Se encaminan al expendio de lotería. Sacan un billete arrugado que venían acariciando dentro del bolsillo del saco y lo cotejan con los números impresos en las sábanas colgantes. Hacen primero como si se desconcertaran y después como si se decepcionaran. Murmuran entre dientes “la otra semana”, o algo igual. 

Entran a la iglesia -San Francisco o La Profesa-. Se persignan, buscan siempre la misma banca, se arrodillan un rato, se sientan un rato y se vuelven a arrodillar. Susurran, casi tatarean, oraciones aprendidas en la infancia, o versiones anteriores de oraciones que han sido actualizadas. Sienten que le han dado utilidad a unos minutos más del día.

De allí pasan a la panadería: La Vasconia o La Ideal. Un par de bolillos y un polvorón y algunos días una chilindrina. Si el clima lo permite, una banca en La Alameda, en la cada vez más estrecha zona franca libre de ambulantes. Desde ahí ven pasar a los nuevos habitantes: muchachos tatuados, con el pelo pintado, expertos en andar sin tropezar mientras miran el celular. Hacen como si no notaran a los adolescentes que se besan descaradamente a su lado. Miran a la gente y sin proponérselo clasifican en forma automática a los que consideran indecentes, mal educados o descorteses. La indiferencia evidente de algunos por el mundo que les rodea les parece insolencia, altanería o peor, desprecio.

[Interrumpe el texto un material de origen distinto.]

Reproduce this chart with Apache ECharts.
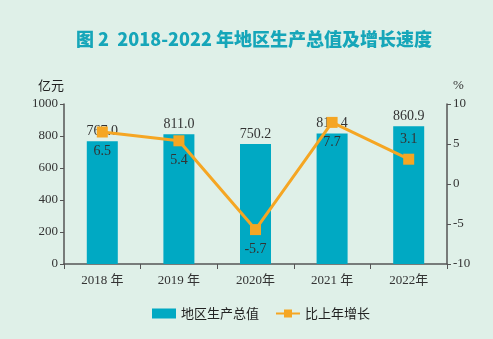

Se acerca un bolero, contento de hallar un par de zapatos en estos tiempos en que busca la supervivencia ofreciendo limpiar tenis.

El cilindrero arranca La historia de un amor. Ellos reaccionan a la canción y levantan la mirada o la bajan, dependiendo de la historia, mientras evocan a alguien que, como todos a quienes se evoca, ya no está.

Finalmente, llevando su periódico leído y mal reacomodado bajo el brazo, la bolsa de pan y los zapatos con sus grietas recién lustradas, desaparecen entre el trajín de gente, coches, bocinas, gritos, diablitos y bicitaxis eléctricos, por alguna calle que los devuelva a de donde sea que vengan, a donde sea que habiten, a donde alguien o nadie los espere, a la compañía o a la soledad. Hace tiempo que aprendieron a fungir como compañeros de sí mismos, padres de sí mismos, hijos, amigos, enemigos, enfermeros y cuidadores de sí mismos.

Al día siguiente repetirán la rutina idéntica como un deber, como una coreografía, como una manda, con las grandes y pequeñas esperanzas intactas. Quizá hoy, por fin, le peguen a la lotería; tal vez los atienda la señorita amable y paciente en la panadería; ojalá hoy tampoco llueva.

En México el 28 de agosto se conmemora el Día del Adulto Mayor. Una fecha para honrar. Un esfuerzo oficial y optativamente personal por recordar a quien también es parte de este mundo, aunque sea fácil no verlo; que está presente, aunque no haga ruido; que también vale, y mucho; que, aunque a veces parezca que no, también existe.